L’annonciation à Joseph au commencement de l’évangile selon saint Matthieu et le récit de la Passion de Jésus, à la fin de l’Evangile selon saint Jean, où l’on voit Marie et le disciple bien-aimé au pied de la croix, ont en commun une note très précieuse pour nous tous et, en ce jour, plus particulièrement pour vous, frère Alexis. C’est l’invitation à prendre chez nous Marie. Joseph est invité par l’ange à prendre chez lui Marie, son épouse ; quant au disciple bien-aimé, il est dit de lui qu’il prit chez lui Marie, comme sa Mère.
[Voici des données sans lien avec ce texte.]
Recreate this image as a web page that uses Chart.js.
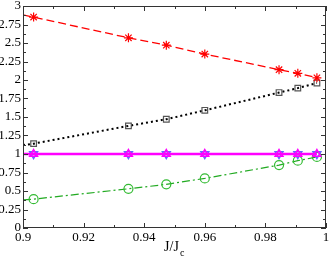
<!DOCTYPE html>
<html>
<head>
<meta charset="utf-8">
<script src="https://cdn.jsdelivr.net/npm/chart.js@4"></script>
<style>
  html, body { margin: 0; padding: 0; background: #fff; }
  #wrap { width: 332px; height: 260px; }
</style>
</head>
<body>
<div id="wrap"><canvas id="myChart"></canvas></div>
<script>
// J/Jc positions of the computed points
const jRatio = [0.9035, 0.9348, 0.9473, 0.9600, 0.9845, 0.9907, 0.9970];
// series values
const redStar = [2.85, 2.57, 2.47, 2.35, 2.14, 2.09, 2.03];
const blackSquare = [1.14, 1.38, 1.47, 1.59, 1.83, 1.89, 1.96];
const magentaStar = [1, 1, 1, 1, 1, 1, 1];
const greenCircle = [0.39, 0.53, 0.59, 0.67, 0.85, 0.91, 0.96];
// where each fitted line meets the left axis (J/Jc = 0.9)
const lineStartX = 0.9;
const lineStart = [2.88, 1.12, 1.0, 0.38];

const xTicks = [0.9, 0.92, 0.94, 0.96, 0.98, 1];
const yTicks = [0, 0.25, 0.5, 0.75, 1, 1.25, 1.5, 1.75, 2, 2.25, 2.5, 2.75, 3];

function pts(start, ys) {
    return [{x: lineStartX, y: start}].concat(ys.map((v, i) => ({x: jRatio[i], y: v})));
}
const hideFirst = ctx => ctx.dataIndex === 0 ? 0 : 4.5;
const plain = v => String(+Number(v).toFixed(3));

const frameTicks = {
    id: 'frameTicks',
    afterDraw(chart) {
        const c = chart.ctx, a = chart.chartArea;
        const xs = chart.scales.x, ys = chart.scales.y;
        c.save();
        c.strokeStyle = '#333';
        c.lineWidth = 1;
        c.strokeRect(a.left + 0.5, a.top + 0.5, a.right - a.left - 1, a.bottom - a.top - 1);
        c.beginPath();
        for (let i = 0; i <= 24; i++) {
            const v = i * 0.125, y = Math.round(ys.getPixelForValue(v)) + 0.5;
            const len = i % 2 === 0 ? 5 : 3;
            c.moveTo(a.left, y); c.lineTo(a.left + len, y);
            c.moveTo(a.right, y); c.lineTo(a.right - len, y);
        }
        for (let i = 0; i <= 10; i++) {
            const v = 0.9 + i * 0.01, x = Math.round(xs.getPixelForValue(v)) + 0.5;
            const len = i % 2 === 0 ? 5 : 3;
            c.moveTo(x, a.bottom); c.lineTo(x, a.bottom - len);
            c.moveTo(x, a.top); c.lineTo(x, a.top + len);
        }
        c.stroke();
        // x tick labels
        c.fillStyle = '#000';
        c.font = '13px "Liberation Serif"';
        c.textAlign = 'center';
        c.textBaseline = 'top';
        xTicks.forEach(v => c.fillText(plain(v), xs.getPixelForValue(v), a.bottom + 3));
        // axis title J/Jc
        c.font = '14px "Liberation Serif"';
        c.textBaseline = 'alphabetic';
        const mid = (a.left + a.right) / 2;
        const main = 'J/J';
        const w = c.measureText(main).width;
        c.textAlign = 'left';
        c.fillText(main, mid - w / 2 - 3, 251);
        c.font = '10px "Liberation Serif"';
        c.fillText('c', mid + w / 2 - 2, 256);
        c.restore();
    }
};

const ctx = document.getElementById('myChart').getContext('2d');
new Chart(ctx, {
    type: 'scatter',
    data: {
        datasets: [
            {
                data: pts(lineStart[0], redStar),
                showLine: true,
                borderColor: '#ff0000',
                borderWidth: 1.3,
                borderDash: [8, 4],
                pointStyle: 'star',
                pointRadius: hideFirst,
                pointBorderColor: '#ff0000',
                pointBorderWidth: 1.2,
                pointBackgroundColor: 'transparent'
            },
            {
                data: pts(lineStart[1], blackSquare),
                showLine: true,
                borderColor: '#000000',
                borderWidth: 2,
                borderDash: [2, 3],
                pointStyle: 'rect',
                pointRadius: ctx => ctx.dataIndex === 0 ? 0 : 4,
                pointBorderColor: '#555555',
                pointBorderWidth: 1.2,
                pointBackgroundColor: 'transparent'
            },
            {
                data: pts(lineStart[2], magentaStar),
                showLine: true,
                borderColor: '#ff00ff',
                borderWidth: 2.5,
                pointStyle: 'triangle',
                pointRadius: hideFirst,
                pointBorderColor: '#ff00ff',
                pointBorderWidth: 1.5,
                pointBackgroundColor: 'transparent'
            },
            {
                data: jRatio.map((v, i) => ({x: v, y: magentaStar[i]})),
                showLine: false,
                pointStyle: 'triangle',
                rotation: 180,
                pointRadius: 4.5,
                pointBorderColor: '#6666ff',
                pointBorderWidth: 1.5,
                pointBackgroundColor: 'transparent'
            },
            {
                data: pts(lineStart[3], greenCircle),
                showLine: true,
                borderColor: '#22aa22',
                borderWidth: 1.2,
                borderDash: [8, 3, 2, 3],
                pointStyle: 'circle',
                pointRadius: hideFirst,
                pointBorderColor: '#33bb33',
                pointBorderWidth: 1.2,
                pointBackgroundColor: 'transparent'
            }
        ]
    },
    options: {
        responsive: true,
        maintainAspectRatio: false,
        animation: false,
        layout: { padding: { top: 3, right: 4, left: 0, bottom: 0 } },
        plugins: { legend: { display: false }, tooltip: { enabled: false } },
        scales: {
            x: {
                type: 'linear',
                min: 0.9,
                max: 1,
                afterBuildTicks: s => { s.ticks = xTicks.map(v => ({value: v})); },
                afterFit: s => { s.height = 32; s.paddingLeft = 0; s.paddingRight = 0; },
                grid: { display: false, drawTicks: false },
                border: { display: false },
                ticks: { display: false }
            },
            y: {
                min: 0,
                max: 3,
                afterBuildTicks: s => { s.ticks = yTicks.map(v => ({value: v})); },
                afterFit: s => { s.width = 23; s.paddingTop = 0; s.paddingBottom = 0; },
                grid: { display: false, drawTicks: false },
                border: { display: false },
                ticks: {
                    padding: 2,
                    color: '#000',
                    autoSkip: false,
                    callback: plain,
                    font: { family: 'Liberation Serif', size: 13 }
                }
            }
        }
    },
    plugins: [frameTicks]
});
</script>
</body>
</html>
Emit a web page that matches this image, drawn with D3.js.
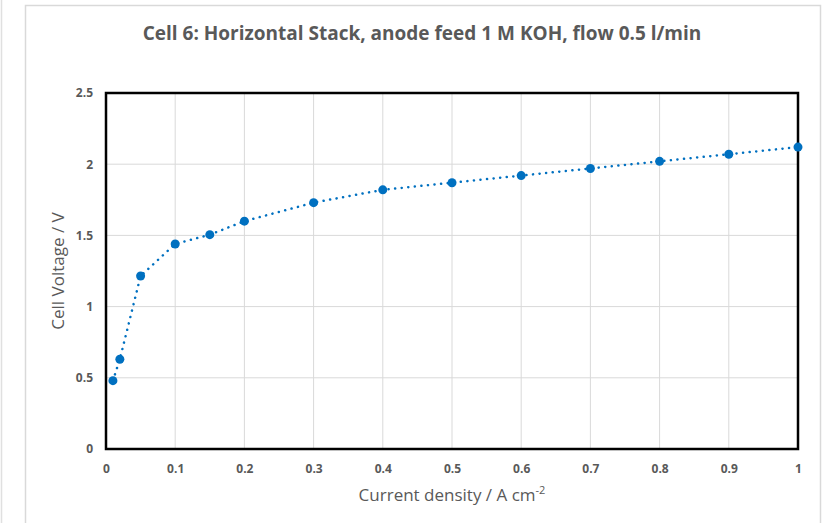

En ce jour de votre engagement, cher frère Alexis, recevez vous aussi cette invitation à prendre Marie chez vous. Ce faisant, c’est elle qui vous placera dans son Cœur immaculé, cœur de Vierge et de Mère, pour que vous y trouviez Jésus et que vous preniez sur vous son joug, parce que son joug est doux et son fardeau léger. En prenant chez vous Marie, en fait c’est elle qui vous abritera sous le pan de son manteau de mère miséricordieuse. Votre premier mot, frère Alexis, dans le rituel de la Profession, à la demande de votre Abbé « quid petis ? » a été : « misericordiam Dei ». Cette miséricorde divine, qui, mieux que cette mère, peut vous la manifester, elle qui, dès sa conception immaculée, en fut la bénéficiaire, pour devenir la Nouvelle Eve, l’Epouse parfaite, la mère du Sauveur ! En cette fête de sa naissance, puisse-t-elle nous accorder à tous un surcroît de paix. Amen.